| WRITTEN EXERCISE |
Your task is to output all the records below, word for word.

| TASK INPUTS |
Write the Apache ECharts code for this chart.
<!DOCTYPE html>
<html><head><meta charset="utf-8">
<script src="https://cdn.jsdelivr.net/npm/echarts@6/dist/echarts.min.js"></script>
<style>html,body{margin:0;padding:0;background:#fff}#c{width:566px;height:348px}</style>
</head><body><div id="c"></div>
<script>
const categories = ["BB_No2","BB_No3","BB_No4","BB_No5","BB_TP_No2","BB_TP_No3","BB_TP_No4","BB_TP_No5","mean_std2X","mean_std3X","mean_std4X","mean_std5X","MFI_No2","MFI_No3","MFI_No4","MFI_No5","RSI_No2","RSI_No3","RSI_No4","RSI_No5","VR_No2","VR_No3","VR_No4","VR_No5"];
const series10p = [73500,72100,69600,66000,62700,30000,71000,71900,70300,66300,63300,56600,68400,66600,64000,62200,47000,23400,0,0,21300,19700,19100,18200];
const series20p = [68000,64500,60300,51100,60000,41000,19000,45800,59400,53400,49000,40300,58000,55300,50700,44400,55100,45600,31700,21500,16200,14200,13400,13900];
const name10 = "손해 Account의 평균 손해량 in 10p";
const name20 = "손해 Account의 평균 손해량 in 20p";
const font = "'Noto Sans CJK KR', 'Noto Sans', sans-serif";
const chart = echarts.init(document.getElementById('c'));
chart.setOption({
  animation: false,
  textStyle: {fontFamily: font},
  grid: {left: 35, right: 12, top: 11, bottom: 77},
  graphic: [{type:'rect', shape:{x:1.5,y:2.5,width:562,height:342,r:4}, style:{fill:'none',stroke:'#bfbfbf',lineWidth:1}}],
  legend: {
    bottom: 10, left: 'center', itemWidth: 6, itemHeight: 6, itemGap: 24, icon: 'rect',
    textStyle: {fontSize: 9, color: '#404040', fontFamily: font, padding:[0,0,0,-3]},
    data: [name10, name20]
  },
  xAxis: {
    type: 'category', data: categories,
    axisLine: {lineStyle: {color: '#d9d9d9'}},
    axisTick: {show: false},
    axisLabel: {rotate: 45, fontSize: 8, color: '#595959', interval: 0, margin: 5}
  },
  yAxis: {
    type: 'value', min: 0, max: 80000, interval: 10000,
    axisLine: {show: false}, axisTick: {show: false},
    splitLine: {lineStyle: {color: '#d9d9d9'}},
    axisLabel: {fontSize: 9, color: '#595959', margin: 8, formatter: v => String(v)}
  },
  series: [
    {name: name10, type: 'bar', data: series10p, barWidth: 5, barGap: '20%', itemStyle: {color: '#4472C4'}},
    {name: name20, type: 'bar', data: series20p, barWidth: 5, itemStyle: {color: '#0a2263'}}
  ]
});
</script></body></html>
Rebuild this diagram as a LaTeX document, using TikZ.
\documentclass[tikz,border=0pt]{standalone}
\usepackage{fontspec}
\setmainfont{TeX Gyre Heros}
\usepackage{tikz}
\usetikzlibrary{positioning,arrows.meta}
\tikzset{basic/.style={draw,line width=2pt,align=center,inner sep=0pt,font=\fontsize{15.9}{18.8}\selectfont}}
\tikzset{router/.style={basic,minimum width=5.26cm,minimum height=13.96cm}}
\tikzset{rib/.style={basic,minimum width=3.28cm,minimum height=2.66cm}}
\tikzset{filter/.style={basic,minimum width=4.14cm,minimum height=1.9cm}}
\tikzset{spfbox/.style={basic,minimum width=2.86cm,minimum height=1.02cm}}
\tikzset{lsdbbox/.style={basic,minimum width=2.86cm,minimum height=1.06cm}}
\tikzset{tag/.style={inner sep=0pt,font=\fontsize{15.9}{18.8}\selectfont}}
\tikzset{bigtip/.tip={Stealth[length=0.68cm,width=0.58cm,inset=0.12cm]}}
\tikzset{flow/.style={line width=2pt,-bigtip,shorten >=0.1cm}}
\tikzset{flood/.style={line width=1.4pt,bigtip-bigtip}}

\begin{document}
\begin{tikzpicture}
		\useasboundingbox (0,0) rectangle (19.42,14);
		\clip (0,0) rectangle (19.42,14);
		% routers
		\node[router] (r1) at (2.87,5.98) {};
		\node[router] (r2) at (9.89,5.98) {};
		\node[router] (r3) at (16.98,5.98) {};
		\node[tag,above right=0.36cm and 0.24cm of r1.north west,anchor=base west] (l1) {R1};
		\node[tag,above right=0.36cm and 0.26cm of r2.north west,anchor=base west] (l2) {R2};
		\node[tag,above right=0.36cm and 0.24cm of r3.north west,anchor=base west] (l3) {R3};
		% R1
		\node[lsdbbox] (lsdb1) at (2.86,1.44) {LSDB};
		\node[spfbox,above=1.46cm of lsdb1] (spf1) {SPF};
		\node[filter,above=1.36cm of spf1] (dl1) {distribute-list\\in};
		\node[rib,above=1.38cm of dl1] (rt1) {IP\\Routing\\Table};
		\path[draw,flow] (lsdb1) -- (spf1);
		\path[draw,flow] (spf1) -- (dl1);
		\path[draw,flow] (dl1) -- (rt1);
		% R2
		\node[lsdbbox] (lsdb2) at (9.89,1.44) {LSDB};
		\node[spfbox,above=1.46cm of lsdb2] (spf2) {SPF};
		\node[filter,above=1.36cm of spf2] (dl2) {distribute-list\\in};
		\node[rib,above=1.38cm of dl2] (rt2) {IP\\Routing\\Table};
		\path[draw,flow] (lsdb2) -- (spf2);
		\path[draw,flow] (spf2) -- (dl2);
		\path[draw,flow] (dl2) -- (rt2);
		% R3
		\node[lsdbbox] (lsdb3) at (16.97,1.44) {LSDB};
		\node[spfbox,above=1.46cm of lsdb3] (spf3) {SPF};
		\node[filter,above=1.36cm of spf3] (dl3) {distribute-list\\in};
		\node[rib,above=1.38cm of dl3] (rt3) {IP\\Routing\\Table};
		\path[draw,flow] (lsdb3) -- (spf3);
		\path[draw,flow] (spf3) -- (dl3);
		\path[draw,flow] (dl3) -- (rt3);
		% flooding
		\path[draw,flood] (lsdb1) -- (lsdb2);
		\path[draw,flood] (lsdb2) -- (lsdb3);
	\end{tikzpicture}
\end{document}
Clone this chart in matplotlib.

| SOLVED EXERCISE |
Write the Apache ECharts code for this chart.
<!DOCTYPE html>
<html><head><meta charset="utf-8">
<script src="https://cdn.jsdelivr.net/npm/echarts@6/dist/echarts.min.js"></script>
<style>html,body{margin:0;padding:0;background:#fff}#c{width:566px;height:348px}</style>
</head><body><div id="c"></div>
<script>
const categories = ["BB_No2","BB_No3","BB_No4","BB_No5","BB_TP_No2","BB_TP_No3","BB_TP_No4","BB_TP_No5","mean_std2X","mean_std3X","mean_std4X","mean_std5X","MFI_No2","MFI_No3","MFI_No4","MFI_No5","RSI_No2","RSI_No3","RSI_No4","RSI_No5","VR_No2","VR_No3","VR_No4","VR_No5"];
const series10p = [73500,72100,69600,66000,62700,30000,71000,71900,70300,66300,63300,56600,68400,66600,64000,62200,47000,23400,0,0,21300,19700,19100,18200];
const series20p = [68000,64500,60300,51100,60000,41000,19000,45800,59400,53400,49000,40300,58000,55300,50700,44400,55100,45600,31700,21500,16200,14200,13400,13900];
const name10 = "손해 Account의 평균 손해량 in 10p";
const name20 = "손해 Account의 평균 손해량 in 20p";
const font = "'Noto Sans CJK KR', 'Noto Sans', sans-serif";
const chart = echarts.init(document.getElementById('c'));
chart.setOption({
  animation: false,
  textStyle: {fontFamily: font},
  grid: {left: 35, right: 12, top: 11, bottom: 77},
  graphic: [{type:'rect', shape:{x:1.5,y:2.5,width:562,height:342,r:4}, style:{fill:'none',stroke:'#bfbfbf',lineWidth:1}}],
  legend: {
    bottom: 10, left: 'center', itemWidth: 6, itemHeight: 6, itemGap: 24, icon: 'rect',
    textStyle: {fontSize: 9, color: '#404040', fontFamily: font, padding:[0,0,0,-3]},
    data: [name10, name20]
  },
  xAxis: {
    type: 'category', data: categories,
    axisLine: {lineStyle: {color: '#d9d9d9'}},
    axisTick: {show: false},
    axisLabel: {rotate: 45, fontSize: 8, color: '#595959', interval: 0, margin: 5}
  },
  yAxis: {
    type: 'value', min: 0, max: 80000, interval: 10000,
    axisLine: {show: false}, axisTick: {show: false},
    splitLine: {lineStyle: {color: '#d9d9d9'}},
    axisLabel: {fontSize: 9, color: '#595959', margin: 8, formatter: v => String(v)}
  },
  series: [
    {name: name10, type: 'bar', data: series10p, barWidth: 5, barGap: '20%', itemStyle: {color: '#4472C4'}},
    {name: name20, type: 'bar', data: series20p, barWidth: 5, itemStyle: {color: '#0a2263'}}
  ]
});
</script></body></html>
Rebuild this diagram as a LaTeX document, using TikZ.
\documentclass[tikz,border=0pt]{standalone}
\usepackage{fontspec}
\setmainfont{TeX Gyre Heros}
\usepackage{tikz}
\usetikzlibrary{positioning,arrows.meta}
\tikzset{basic/.style={draw,line width=2pt,align=center,inner sep=0pt,font=\fontsize{15.9}{18.8}\selectfont}}
\tikzset{router/.style={basic,minimum width=5.26cm,minimum height=13.96cm}}
\tikzset{rib/.style={basic,minimum width=3.28cm,minimum height=2.66cm}}
\tikzset{filter/.style={basic,minimum width=4.14cm,minimum height=1.9cm}}
\tikzset{spfbox/.style={basic,minimum width=2.86cm,minimum height=1.02cm}}
\tikzset{lsdbbox/.style={basic,minimum width=2.86cm,minimum height=1.06cm}}
\tikzset{tag/.style={inner sep=0pt,font=\fontsize{15.9}{18.8}\selectfont}}
\tikzset{bigtip/.tip={Stealth[length=0.68cm,width=0.58cm,inset=0.12cm]}}
\tikzset{flow/.style={line width=2pt,-bigtip,shorten >=0.1cm}}
\tikzset{flood/.style={line width=1.4pt,bigtip-bigtip}}

\begin{document}
\begin{tikzpicture}
		\useasboundingbox (0,0) rectangle (19.42,14);
		\clip (0,0) rectangle (19.42,14);
		% routers
		\node[router] (r1) at (2.87,5.98) {};
		\node[router] (r2) at (9.89,5.98) {};
		\node[router] (r3) at (16.98,5.98) {};
		\node[tag,above right=0.36cm and 0.24cm of r1.north west,anchor=base west] (l1) {R1};
		\node[tag,above right=0.36cm and 0.26cm of r2.north west,anchor=base west] (l2) {R2};
		\node[tag,above right=0.36cm and 0.24cm of r3.north west,anchor=base west] (l3) {R3};
		% R1
		\node[lsdbbox] (lsdb1) at (2.86,1.44) {LSDB};
		\node[spfbox,above=1.46cm of lsdb1] (spf1) {SPF};
		\node[filter,above=1.36cm of spf1] (dl1) {distribute-list\\in};
		\node[rib,above=1.38cm of dl1] (rt1) {IP\\Routing\\Table};
		\path[draw,flow] (lsdb1) -- (spf1);
		\path[draw,flow] (spf1) -- (dl1);
		\path[draw,flow] (dl1) -- (rt1);
		% R2
		\node[lsdbbox] (lsdb2) at (9.89,1.44) {LSDB};
		\node[spfbox,above=1.46cm of lsdb2] (spf2) {SPF};
		\node[filter,above=1.36cm of spf2] (dl2) {distribute-list\\in};
		\node[rib,above=1.38cm of dl2] (rt2) {IP\\Routing\\Table};
		\path[draw,flow] (lsdb2) -- (spf2);
		\path[draw,flow] (spf2) -- (dl2);
		\path[draw,flow] (dl2) -- (rt2);
		% R3
		\node[lsdbbox] (lsdb3) at (16.97,1.44) {LSDB};
		\node[spfbox,above=1.46cm of lsdb3] (spf3) {SPF};
		\node[filter,above=1.36cm of spf3] (dl3) {distribute-list\\in};
		\node[rib,above=1.38cm of dl3] (rt3) {IP\\Routing\\Table};
		\path[draw,flow] (lsdb3) -- (spf3);
		\path[draw,flow] (spf3) -- (dl3);
		\path[draw,flow] (dl3) -- (rt3);
		% flooding
		\path[draw,flood] (lsdb1) -- (lsdb2);
		\path[draw,flood] (lsdb2) -- (lsdb3);
	\end{tikzpicture}
\end{document}
Clone this chart in matplotlib.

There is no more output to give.